Data lines

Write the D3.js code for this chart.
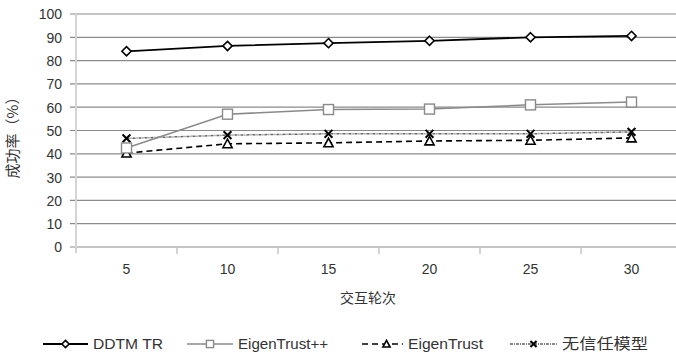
<!DOCTYPE html>
<html>
<head>
<meta charset="utf-8">
<script src="https://cdn.jsdelivr.net/npm/d3@7"></script>
<style>
  html, body { margin: 0; padding: 0; background: #fff; }
  svg { display: block; }
  text { font-family: "Liberation Sans", "Noto Sans CJK SC", sans-serif; fill: #333; }
</style>
</head>
<body>
<svg id="chart" width="676" height="356"></svg>
<script>
// Interaction rounds (x categories)
const rounds = [5, 10, 15, 20, 25, 30];
// Success rate (%) per model
const ddtmTr = [84, 86.3, 87.5, 88.5, 90, 90.6];
const eigenTrustPP = [42.5, 57, 59, 59.2, 61, 62.2];
const eigenTrust = [40.3, 44.3, 44.7, 45.5, 45.8, 46.8];
const noTrust = [46.6, 48, 48.6, 48.6, 48.6, 49.4];
const yTicks = [0, 10, 20, 30, 40, 50, 60, 70, 80, 90, 100];
const seriesNames = ["DDTM TR", "EigenTrust++", "EigenTrust", "无信任模型"];

const svg = d3.select("#chart");
const plotLeft = 76, plotRight = 682, plotTop = 14, plotBottom = 247;

const x = d3.scaleBand().domain(rounds).range([plotLeft, plotRight]).padding(0);
const y = d3.scaleLinear().domain([0, 100]).range([plotBottom, plotTop]);

// horizontal gridlines
svg.append("g").selectAll("line").data(yTicks).join("line")
  .attr("x1", 70).attr("x2", 676)
  .attr("y1", d => y(d)).attr("y2", d => y(d))
  .attr("stroke", "#8a8a8a").attr("stroke-width", 1.2);

// y tick labels
const yAxis = d3.axisLeft(y).tickValues(yTicks).tickSize(0).tickPadding(0);
const gy = svg.append("g").attr("transform", `translate(${plotLeft - 14},0)`).call(yAxis);
gy.select(".domain").remove();
gy.selectAll("text").style("font-size", "14px").attr("fill", "#333").attr("dy", "0.35em");

// vertical axis line
svg.append("line").attr("x1", plotLeft).attr("x2", plotLeft).attr("y1", plotTop).attr("y2", plotBottom + 6)
  .attr("stroke", "#d4d4d4").attr("stroke-width", 2);

// x axis: category labels, tick marks between categories
const xAxis = d3.axisBottom(x).tickSize(0).tickPadding(0);
const gx = svg.append("g").attr("transform", `translate(0,${plotBottom + 17})`).call(xAxis);
gx.select(".domain").remove();
gx.selectAll("text").style("font-size", "14px").attr("fill", "#333").attr("dy", "0.71em");
svg.append("g").selectAll("line").data(rounds.slice(1)).join("line")
  .attr("x1", d => x(d)).attr("x2", d => x(d))
  .attr("y1", plotBottom + 1).attr("y2", plotBottom + 7)
  .attr("stroke", "#d4d4d4").attr("stroke-width", 2);

// axis titles
svg.append("text").attr("x", 368).attr("y", 303).attr("text-anchor", "middle")
  .style("font-size", "14px").style("font-family", "'Noto Sans CJK SC', sans-serif").text("交互轮次");
svg.append("text").attr("transform", "translate(13,134) rotate(-90)").attr("text-anchor", "middle")
  .attr("dy", "0.35em")
  .style("font-size", "15px").style("font-family", "'Noto Sans CJK SC', sans-serif").text("成功率（%）");

const styles = [
  { color: "#000", width: 1.8, dash: null, marker: "diamond" },
  { color: "#8a8a8a", width: 1.5, dash: null, marker: "square" },
  { color: "#000", width: 1.6, dash: "6,4", marker: "triangle" },
  { color: "#666", width: 1.5, dash: "3,1,1,1", marker: "x" }
];
const data = [ddtmTr, eigenTrustPP, eigenTrust, noTrust];

const cx = d => x(d) + x.bandwidth() / 2;
const line = d3.line().x((d, i) => cx(rounds[i])).y(d => y(d));

function drawMarker(g, type, px, py, r) {
  if (type === "diamond") {
    g.append("path").attr("d", `M${px},${py - r}L${px + r},${py}L${px},${py + r}L${px - r},${py}Z`)
      .attr("fill", "#fff").attr("stroke", "#000").attr("stroke-width", 1.6);
  } else if (type === "square") {
    g.append("rect").attr("x", px - r).attr("y", py - r).attr("width", 2 * r).attr("height", 2 * r)
      .attr("fill", "#fff").attr("stroke", "#8a8a8a").attr("stroke-width", 1.4);
  } else if (type === "triangle") {
    g.append("path").attr("d", `M${px},${py - r}L${px + r},${py + r * 0.85}L${px - r},${py + r * 0.85}Z`)
      .attr("fill", "#fff").attr("stroke", "#000").attr("stroke-width", 1.6);
  } else {
    const q = r * 0.85;
    g.append("path").attr("d", `M${px - q},${py - q}L${px + q},${py + q}M${px + q},${py - q}L${px - q},${py + q}`)
      .attr("stroke", "#000").attr("stroke-width", 2);
  }
}

// series, drawn bottom-first so the top series stays on top
[3, 2, 1, 0].forEach(k => {
  const s = styles[k];
  const g = svg.append("g");
  g.append("path").datum(data[k]).attr("d", line)
    .attr("fill", "none").attr("stroke", s.color).attr("stroke-width", s.width)
    .attr("stroke-dasharray", s.dash);
  data[k].forEach((v, i) => drawMarker(g, s.marker, cx(rounds[i]), y(v), k === 1 ? 5 : 4.6));
});

// legend: symbol line, marker, condensed label
const legendX = [43, 187, 362, 510];
const legendW = [45, 46, 41, 47];
const labelW = [70, 90, 75, 86];
seriesNames.forEach((name, k) => {
  const s = styles[k];
  const g = svg.append("g");
  const x0 = legendX[k], ly = 344;
  g.append("line").attr("x1", x0).attr("x2", x0 + legendW[k]).attr("y1", ly).attr("y2", ly)
    .attr("stroke", s.color).attr("stroke-width", s.width).attr("stroke-dasharray", s.dash);
  drawMarker(g, s.marker, x0 + legendW[k] / 2 + (k === 2 ? 4 : 0), ly, 3.6);
  g.append("text").attr("x", x0 + legendW[k] + 5).attr("y", ly).attr("dy", "0.35em")
    .attr("textLength", labelW[k]).attr("lengthAdjust", "spacingAndGlyphs")
    .style("font-size", k === 3 ? "15px" : "14px")
    .style("font-family", k === 3 ? "'Noto Sans CJK SC', sans-serif" : "'Liberation Sans', sans-serif")
    .text(name);
});
</script>
</body>
</html>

Stated goal
Copy out each line exactly, without the pictures.

Full output
Write the D3.js code for this chart.
<!DOCTYPE html>
<html>
<head>
<meta charset="utf-8">
<script src="https://cdn.jsdelivr.net/npm/d3@7"></script>
<style>
  html, body { margin: 0; padding: 0; background: #fff; }
  svg { display: block; }
  text { font-family: "Liberation Sans", "Noto Sans CJK SC", sans-serif; fill: #333; }
</style>
</head>
<body>
<svg id="chart" width="676" height="356"></svg>
<script>
// Interaction rounds (x categories)
const rounds = [5, 10, 15, 20, 25, 30];
// Success rate (%) per model
const ddtmTr = [84, 86.3, 87.5, 88.5, 90, 90.6];
const eigenTrustPP = [42.5, 57, 59, 59.2, 61, 62.2];
const eigenTrust = [40.3, 44.3, 44.7, 45.5, 45.8, 46.8];
const noTrust = [46.6, 48, 48.6, 48.6, 48.6, 49.4];
const yTicks = [0, 10, 20, 30, 40, 50, 60, 70, 80, 90, 100];
const seriesNames = ["DDTM TR", "EigenTrust++", "EigenTrust", "无信任模型"];

const svg = d3.select("#chart");
const plotLeft = 76, plotRight = 682, plotTop = 14, plotBottom = 247;

const x = d3.scaleBand().domain(rounds).range([plotLeft, plotRight]).padding(0);
const y = d3.scaleLinear().domain([0, 100]).range([plotBottom, plotTop]);

// horizontal gridlines
svg.append("g").selectAll("line").data(yTicks).join("line")
  .attr("x1", 70).attr("x2", 676)
  .attr("y1", d => y(d)).attr("y2", d => y(d))
  .attr("stroke", "#8a8a8a").attr("stroke-width", 1.2);

// y tick labels
const yAxis = d3.axisLeft(y).tickValues(yTicks).tickSize(0).tickPadding(0);
const gy = svg.append("g").attr("transform", `translate(${plotLeft - 14},0)`).call(yAxis);
gy.select(".domain").remove();
gy.selectAll("text").style("font-size", "14px").attr("fill", "#333").attr("dy", "0.35em");

// vertical axis line
svg.append("line").attr("x1", plotLeft).attr("x2", plotLeft).attr("y1", plotTop).attr("y2", plotBottom + 6)
  .attr("stroke", "#d4d4d4").attr("stroke-width", 2);

// x axis: category labels, tick marks between categories
const xAxis = d3.axisBottom(x).tickSize(0).tickPadding(0);
const gx = svg.append("g").attr("transform", `translate(0,${plotBottom + 17})`).call(xAxis);
gx.select(".domain").remove();
gx.selectAll("text").style("font-size", "14px").attr("fill", "#333").attr("dy", "0.71em");
svg.append("g").selectAll("line").data(rounds.slice(1)).join("line")
  .attr("x1", d => x(d)).attr("x2", d => x(d))
  .attr("y1", plotBottom + 1).attr("y2", plotBottom + 7)
  .attr("stroke", "#d4d4d4").attr("stroke-width", 2);

// axis titles
svg.append("text").attr("x", 368).attr("y", 303).attr("text-anchor", "middle")
  .style("font-size", "14px").style("font-family", "'Noto Sans CJK SC', sans-serif").text("交互轮次");
svg.append("text").attr("transform", "translate(13,134) rotate(-90)").attr("text-anchor", "middle")
  .attr("dy", "0.35em")
  .style("font-size", "15px").style("font-family", "'Noto Sans CJK SC', sans-serif").text("成功率（%）");

const styles = [
  { color: "#000", width: 1.8, dash: null, marker: "diamond" },
  { color: "#8a8a8a", width: 1.5, dash: null, marker: "square" },
  { color: "#000", width: 1.6, dash: "6,4", marker: "triangle" },
  { color: "#666", width: 1.5, dash: "3,1,1,1", marker: "x" }
];
const data = [ddtmTr, eigenTrustPP, eigenTrust, noTrust];

const cx = d => x(d) + x.bandwidth() / 2;
const line = d3.line().x((d, i) => cx(rounds[i])).y(d => y(d));

function drawMarker(g, type, px, py, r) {
  if (type === "diamond") {
    g.append("path").attr("d", `M${px},${py - r}L${px + r},${py}L${px},${py + r}L${px - r},${py}Z`)
      .attr("fill", "#fff").attr("stroke", "#000").attr("stroke-width", 1.6);
  } else if (type === "square") {
    g.append("rect").attr("x", px - r).attr("y", py - r).attr("width", 2 * r).attr("height", 2 * r)
      .attr("fill", "#fff").attr("stroke", "#8a8a8a").attr("stroke-width", 1.4);
  } else if (type === "triangle") {
    g.append("path").attr("d", `M${px},${py - r}L${px + r},${py + r * 0.85}L${px - r},${py + r * 0.85}Z`)
      .attr("fill", "#fff").attr("stroke", "#000").attr("stroke-width", 1.6);
  } else {
    const q = r * 0.85;
    g.append("path").attr("d", `M${px - q},${py - q}L${px + q},${py + q}M${px + q},${py - q}L${px - q},${py + q}`)
      .attr("stroke", "#000").attr("stroke-width", 2);
  }
}

// series, drawn bottom-first so the top series stays on top
[3, 2, 1, 0].forEach(k => {
  const s = styles[k];
  const g = svg.append("g");
  g.append("path").datum(data[k]).attr("d", line)
    .attr("fill", "none").attr("stroke", s.color).attr("stroke-width", s.width)
    .attr("stroke-dasharray", s.dash);
  data[k].forEach((v, i) => drawMarker(g, s.marker, cx(rounds[i]), y(v), k === 1 ? 5 : 4.6));
});

// legend: symbol line, marker, condensed label
const legendX = [43, 187, 362, 510];
const legendW = [45, 46, 41, 47];
const labelW = [70, 90, 75, 86];
seriesNames.forEach((name, k) => {
  const s = styles[k];
  const g = svg.append("g");
  const x0 = legendX[k], ly = 344;
  g.append("line").attr("x1", x0).attr("x2", x0 + legendW[k]).attr("y1", ly).attr("y2", ly)
    .attr("stroke", s.color).attr("stroke-width", s.width).attr("stroke-dasharray", s.dash);
  drawMarker(g, s.marker, x0 + legendW[k] / 2 + (k === 2 ? 4 : 0), ly, 3.6);
  g.append("text").attr("x", x0 + legendW[k] + 5).attr("y", ly).attr("dy", "0.35em")
    .attr("textLength", labelW[k]).attr("lengthAdjust", "spacingAndGlyphs")
    .style("font-size", k === 3 ? "15px" : "14px")
    .style("font-family", k === 3 ? "'Noto Sans CJK SC', sans-serif" : "'Liberation Sans', sans-serif")
    .text(name);
});
</script>
</body>
</html>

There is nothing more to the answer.